■ GIVEN INSTRUCTION
Copy the data precisely, character for character, and leave out every picture.

■ INFORMATION PROVIDED
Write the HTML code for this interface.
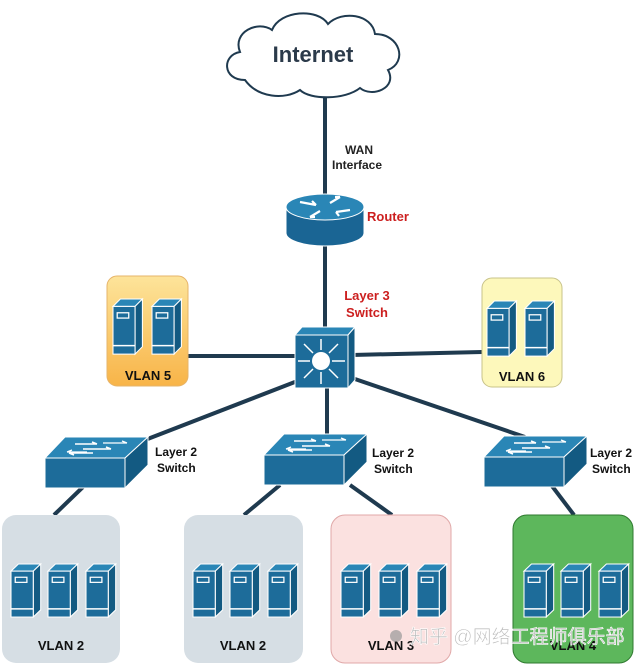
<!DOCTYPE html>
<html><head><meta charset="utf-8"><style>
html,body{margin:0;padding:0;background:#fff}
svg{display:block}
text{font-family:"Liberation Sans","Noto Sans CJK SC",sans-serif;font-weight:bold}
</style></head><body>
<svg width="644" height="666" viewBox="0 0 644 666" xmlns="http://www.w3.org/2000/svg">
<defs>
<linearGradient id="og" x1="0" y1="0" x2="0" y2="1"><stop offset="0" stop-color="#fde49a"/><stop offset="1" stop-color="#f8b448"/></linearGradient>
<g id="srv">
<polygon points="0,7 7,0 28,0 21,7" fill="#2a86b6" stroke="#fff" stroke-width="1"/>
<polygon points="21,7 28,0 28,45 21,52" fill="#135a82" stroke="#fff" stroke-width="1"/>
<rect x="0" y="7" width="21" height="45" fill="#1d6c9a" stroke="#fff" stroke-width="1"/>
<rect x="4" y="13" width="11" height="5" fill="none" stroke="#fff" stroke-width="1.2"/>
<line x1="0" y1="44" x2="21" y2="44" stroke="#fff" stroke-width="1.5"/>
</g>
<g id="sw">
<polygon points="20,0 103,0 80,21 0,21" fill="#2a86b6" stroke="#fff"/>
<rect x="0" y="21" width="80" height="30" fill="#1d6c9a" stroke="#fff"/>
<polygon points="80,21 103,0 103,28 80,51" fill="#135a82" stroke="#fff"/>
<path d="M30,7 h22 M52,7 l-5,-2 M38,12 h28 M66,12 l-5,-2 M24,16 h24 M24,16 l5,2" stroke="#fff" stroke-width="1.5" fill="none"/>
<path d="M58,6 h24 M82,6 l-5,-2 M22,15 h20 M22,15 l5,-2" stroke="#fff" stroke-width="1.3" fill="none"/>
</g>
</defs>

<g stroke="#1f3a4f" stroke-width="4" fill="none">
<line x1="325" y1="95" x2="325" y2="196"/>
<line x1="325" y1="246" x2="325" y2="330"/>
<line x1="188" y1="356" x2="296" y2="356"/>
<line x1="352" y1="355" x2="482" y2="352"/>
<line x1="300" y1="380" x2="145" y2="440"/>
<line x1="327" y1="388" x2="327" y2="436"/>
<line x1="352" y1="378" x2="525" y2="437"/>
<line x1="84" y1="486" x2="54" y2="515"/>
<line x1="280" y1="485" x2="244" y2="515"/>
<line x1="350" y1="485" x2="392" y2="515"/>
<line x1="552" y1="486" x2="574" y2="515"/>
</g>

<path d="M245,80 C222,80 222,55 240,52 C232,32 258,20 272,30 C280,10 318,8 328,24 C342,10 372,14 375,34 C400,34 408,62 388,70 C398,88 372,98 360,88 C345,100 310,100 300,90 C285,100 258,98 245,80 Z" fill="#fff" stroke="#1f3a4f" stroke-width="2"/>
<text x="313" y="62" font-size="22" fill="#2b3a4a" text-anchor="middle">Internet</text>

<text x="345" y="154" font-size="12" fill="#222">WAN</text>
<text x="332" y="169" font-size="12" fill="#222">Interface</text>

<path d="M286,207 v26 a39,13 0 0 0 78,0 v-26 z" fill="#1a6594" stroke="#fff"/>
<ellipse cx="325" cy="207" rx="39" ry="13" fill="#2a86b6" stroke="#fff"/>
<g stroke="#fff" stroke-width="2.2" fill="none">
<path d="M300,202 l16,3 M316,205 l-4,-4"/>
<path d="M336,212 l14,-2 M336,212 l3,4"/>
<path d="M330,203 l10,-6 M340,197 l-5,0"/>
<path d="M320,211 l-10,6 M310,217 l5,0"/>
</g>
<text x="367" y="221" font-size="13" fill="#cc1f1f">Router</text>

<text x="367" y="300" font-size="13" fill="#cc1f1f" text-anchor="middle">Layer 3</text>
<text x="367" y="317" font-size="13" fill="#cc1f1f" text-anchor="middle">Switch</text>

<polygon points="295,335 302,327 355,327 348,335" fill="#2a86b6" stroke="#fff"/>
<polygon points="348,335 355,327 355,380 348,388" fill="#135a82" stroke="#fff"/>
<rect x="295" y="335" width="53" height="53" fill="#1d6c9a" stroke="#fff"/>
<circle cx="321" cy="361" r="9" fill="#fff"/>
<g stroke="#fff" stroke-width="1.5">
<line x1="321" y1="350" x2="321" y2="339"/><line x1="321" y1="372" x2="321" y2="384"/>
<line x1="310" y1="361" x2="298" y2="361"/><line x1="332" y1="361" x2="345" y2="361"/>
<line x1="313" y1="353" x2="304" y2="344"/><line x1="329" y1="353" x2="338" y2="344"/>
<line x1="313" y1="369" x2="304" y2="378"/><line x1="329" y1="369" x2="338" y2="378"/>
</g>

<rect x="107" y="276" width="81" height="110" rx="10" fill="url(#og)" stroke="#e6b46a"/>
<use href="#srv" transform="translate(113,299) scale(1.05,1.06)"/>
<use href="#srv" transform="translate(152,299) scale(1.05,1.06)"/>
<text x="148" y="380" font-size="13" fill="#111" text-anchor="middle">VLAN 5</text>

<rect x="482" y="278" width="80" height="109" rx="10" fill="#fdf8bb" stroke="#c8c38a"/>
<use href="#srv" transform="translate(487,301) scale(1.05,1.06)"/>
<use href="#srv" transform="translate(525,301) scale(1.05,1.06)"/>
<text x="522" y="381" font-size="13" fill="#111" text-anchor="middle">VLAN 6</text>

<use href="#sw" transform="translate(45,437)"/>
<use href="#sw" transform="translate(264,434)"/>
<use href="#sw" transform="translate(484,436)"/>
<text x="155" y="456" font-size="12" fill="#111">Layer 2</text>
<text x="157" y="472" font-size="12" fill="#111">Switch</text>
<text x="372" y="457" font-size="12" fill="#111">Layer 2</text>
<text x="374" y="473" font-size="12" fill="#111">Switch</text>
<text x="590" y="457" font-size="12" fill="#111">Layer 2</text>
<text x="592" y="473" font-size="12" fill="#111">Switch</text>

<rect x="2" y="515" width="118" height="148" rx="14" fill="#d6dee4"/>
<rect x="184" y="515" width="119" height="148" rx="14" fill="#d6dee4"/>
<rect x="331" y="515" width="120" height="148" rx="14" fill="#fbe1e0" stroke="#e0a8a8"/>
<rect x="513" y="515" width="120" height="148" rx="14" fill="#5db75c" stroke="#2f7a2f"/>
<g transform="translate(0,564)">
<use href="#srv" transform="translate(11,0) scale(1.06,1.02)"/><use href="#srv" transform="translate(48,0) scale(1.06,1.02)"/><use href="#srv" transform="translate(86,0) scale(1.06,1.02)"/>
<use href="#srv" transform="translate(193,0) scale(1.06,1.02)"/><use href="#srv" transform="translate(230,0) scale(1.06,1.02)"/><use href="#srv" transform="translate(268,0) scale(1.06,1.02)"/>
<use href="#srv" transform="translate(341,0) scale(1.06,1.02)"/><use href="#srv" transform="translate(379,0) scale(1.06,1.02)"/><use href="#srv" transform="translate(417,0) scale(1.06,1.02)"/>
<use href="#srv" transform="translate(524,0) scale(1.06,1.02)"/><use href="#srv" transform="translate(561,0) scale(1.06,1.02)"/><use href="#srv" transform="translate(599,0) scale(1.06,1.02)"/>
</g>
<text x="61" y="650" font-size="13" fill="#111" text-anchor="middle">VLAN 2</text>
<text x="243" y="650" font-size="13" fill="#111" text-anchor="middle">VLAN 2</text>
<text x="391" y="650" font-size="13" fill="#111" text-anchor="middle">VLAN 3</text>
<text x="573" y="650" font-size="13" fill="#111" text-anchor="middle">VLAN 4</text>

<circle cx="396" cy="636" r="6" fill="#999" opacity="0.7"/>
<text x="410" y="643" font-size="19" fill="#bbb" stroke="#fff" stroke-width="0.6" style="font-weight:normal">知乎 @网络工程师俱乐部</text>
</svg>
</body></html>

■ RESPONSE BELOW
Write the HTML code for this interface.
<!DOCTYPE html>
<html><head><meta charset="utf-8"><style>
html,body{margin:0;padding:0;background:#fff}
svg{display:block}
text{font-family:"Liberation Sans","Noto Sans CJK SC",sans-serif;font-weight:bold}
</style></head><body>
<svg width="644" height="666" viewBox="0 0 644 666" xmlns="http://www.w3.org/2000/svg">
<defs>
<linearGradient id="og" x1="0" y1="0" x2="0" y2="1"><stop offset="0" stop-color="#fde49a"/><stop offset="1" stop-color="#f8b448"/></linearGradient>
<g id="srv">
<polygon points="0,7 7,0 28,0 21,7" fill="#2a86b6" stroke="#fff" stroke-width="1"/>
<polygon points="21,7 28,0 28,45 21,52" fill="#135a82" stroke="#fff" stroke-width="1"/>
<rect x="0" y="7" width="21" height="45" fill="#1d6c9a" stroke="#fff" stroke-width="1"/>
<rect x="4" y="13" width="11" height="5" fill="none" stroke="#fff" stroke-width="1.2"/>
<line x1="0" y1="44" x2="21" y2="44" stroke="#fff" stroke-width="1.5"/>
</g>
<g id="sw">
<polygon points="20,0 103,0 80,21 0,21" fill="#2a86b6" stroke="#fff"/>
<rect x="0" y="21" width="80" height="30" fill="#1d6c9a" stroke="#fff"/>
<polygon points="80,21 103,0 103,28 80,51" fill="#135a82" stroke="#fff"/>
<path d="M30,7 h22 M52,7 l-5,-2 M38,12 h28 M66,12 l-5,-2 M24,16 h24 M24,16 l5,2" stroke="#fff" stroke-width="1.5" fill="none"/>
<path d="M58,6 h24 M82,6 l-5,-2 M22,15 h20 M22,15 l5,-2" stroke="#fff" stroke-width="1.3" fill="none"/>
</g>
</defs>

<g stroke="#1f3a4f" stroke-width="4" fill="none">
<line x1="325" y1="95" x2="325" y2="196"/>
<line x1="325" y1="246" x2="325" y2="330"/>
<line x1="188" y1="356" x2="296" y2="356"/>
<line x1="352" y1="355" x2="482" y2="352"/>
<line x1="300" y1="380" x2="145" y2="440"/>
<line x1="327" y1="388" x2="327" y2="436"/>
<line x1="352" y1="378" x2="525" y2="437"/>
<line x1="84" y1="486" x2="54" y2="515"/>
<line x1="280" y1="485" x2="244" y2="515"/>
<line x1="350" y1="485" x2="392" y2="515"/>
<line x1="552" y1="486" x2="574" y2="515"/>
</g>

<path d="M245,80 C222,80 222,55 240,52 C232,32 258,20 272,30 C280,10 318,8 328,24 C342,10 372,14 375,34 C400,34 408,62 388,70 C398,88 372,98 360,88 C345,100 310,100 300,90 C285,100 258,98 245,80 Z" fill="#fff" stroke="#1f3a4f" stroke-width="2"/>
<text x="313" y="62" font-size="22" fill="#2b3a4a" text-anchor="middle">Internet</text>

<text x="345" y="154" font-size="12" fill="#222">WAN</text>
<text x="332" y="169" font-size="12" fill="#222">Interface</text>

<path d="M286,207 v26 a39,13 0 0 0 78,0 v-26 z" fill="#1a6594" stroke="#fff"/>
<ellipse cx="325" cy="207" rx="39" ry="13" fill="#2a86b6" stroke="#fff"/>
<g stroke="#fff" stroke-width="2.2" fill="none">
<path d="M300,202 l16,3 M316,205 l-4,-4"/>
<path d="M336,212 l14,-2 M336,212 l3,4"/>
<path d="M330,203 l10,-6 M340,197 l-5,0"/>
<path d="M320,211 l-10,6 M310,217 l5,0"/>
</g>
<text x="367" y="221" font-size="13" fill="#cc1f1f">Router</text>

<text x="367" y="300" font-size="13" fill="#cc1f1f" text-anchor="middle">Layer 3</text>
<text x="367" y="317" font-size="13" fill="#cc1f1f" text-anchor="middle">Switch</text>

<polygon points="295,335 302,327 355,327 348,335" fill="#2a86b6" stroke="#fff"/>
<polygon points="348,335 355,327 355,380 348,388" fill="#135a82" stroke="#fff"/>
<rect x="295" y="335" width="53" height="53" fill="#1d6c9a" stroke="#fff"/>
<circle cx="321" cy="361" r="9" fill="#fff"/>
<g stroke="#fff" stroke-width="1.5">
<line x1="321" y1="350" x2="321" y2="339"/><line x1="321" y1="372" x2="321" y2="384"/>
<line x1="310" y1="361" x2="298" y2="361"/><line x1="332" y1="361" x2="345" y2="361"/>
<line x1="313" y1="353" x2="304" y2="344"/><line x1="329" y1="353" x2="338" y2="344"/>
<line x1="313" y1="369" x2="304" y2="378"/><line x1="329" y1="369" x2="338" y2="378"/>
</g>

<rect x="107" y="276" width="81" height="110" rx="10" fill="url(#og)" stroke="#e6b46a"/>
<use href="#srv" transform="translate(113,299) scale(1.05,1.06)"/>
<use href="#srv" transform="translate(152,299) scale(1.05,1.06)"/>
<text x="148" y="380" font-size="13" fill="#111" text-anchor="middle">VLAN 5</text>

<rect x="482" y="278" width="80" height="109" rx="10" fill="#fdf8bb" stroke="#c8c38a"/>
<use href="#srv" transform="translate(487,301) scale(1.05,1.06)"/>
<use href="#srv" transform="translate(525,301) scale(1.05,1.06)"/>
<text x="522" y="381" font-size="13" fill="#111" text-anchor="middle">VLAN 6</text>

<use href="#sw" transform="translate(45,437)"/>
<use href="#sw" transform="translate(264,434)"/>
<use href="#sw" transform="translate(484,436)"/>
<text x="155" y="456" font-size="12" fill="#111">Layer 2</text>
<text x="157" y="472" font-size="12" fill="#111">Switch</text>
<text x="372" y="457" font-size="12" fill="#111">Layer 2</text>
<text x="374" y="473" font-size="12" fill="#111">Switch</text>
<text x="590" y="457" font-size="12" fill="#111">Layer 2</text>
<text x="592" y="473" font-size="12" fill="#111">Switch</text>

<rect x="2" y="515" width="118" height="148" rx="14" fill="#d6dee4"/>
<rect x="184" y="515" width="119" height="148" rx="14" fill="#d6dee4"/>
<rect x="331" y="515" width="120" height="148" rx="14" fill="#fbe1e0" stroke="#e0a8a8"/>
<rect x="513" y="515" width="120" height="148" rx="14" fill="#5db75c" stroke="#2f7a2f"/>
<g transform="translate(0,564)">
<use href="#srv" transform="translate(11,0) scale(1.06,1.02)"/><use href="#srv" transform="translate(48,0) scale(1.06,1.02)"/><use href="#srv" transform="translate(86,0) scale(1.06,1.02)"/>
<use href="#srv" transform="translate(193,0) scale(1.06,1.02)"/><use href="#srv" transform="translate(230,0) scale(1.06,1.02)"/><use href="#srv" transform="translate(268,0) scale(1.06,1.02)"/>
<use href="#srv" transform="translate(341,0) scale(1.06,1.02)"/><use href="#srv" transform="translate(379,0) scale(1.06,1.02)"/><use href="#srv" transform="translate(417,0) scale(1.06,1.02)"/>
<use href="#srv" transform="translate(524,0) scale(1.06,1.02)"/><use href="#srv" transform="translate(561,0) scale(1.06,1.02)"/><use href="#srv" transform="translate(599,0) scale(1.06,1.02)"/>
</g>
<text x="61" y="650" font-size="13" fill="#111" text-anchor="middle">VLAN 2</text>
<text x="243" y="650" font-size="13" fill="#111" text-anchor="middle">VLAN 2</text>
<text x="391" y="650" font-size="13" fill="#111" text-anchor="middle">VLAN 3</text>
<text x="573" y="650" font-size="13" fill="#111" text-anchor="middle">VLAN 4</text>

<circle cx="396" cy="636" r="6" fill="#999" opacity="0.7"/>
<text x="410" y="643" font-size="19" fill="#bbb" stroke="#fff" stroke-width="0.6" style="font-weight:normal">知乎 @网络工程师俱乐部</text>
</svg>
</body></html>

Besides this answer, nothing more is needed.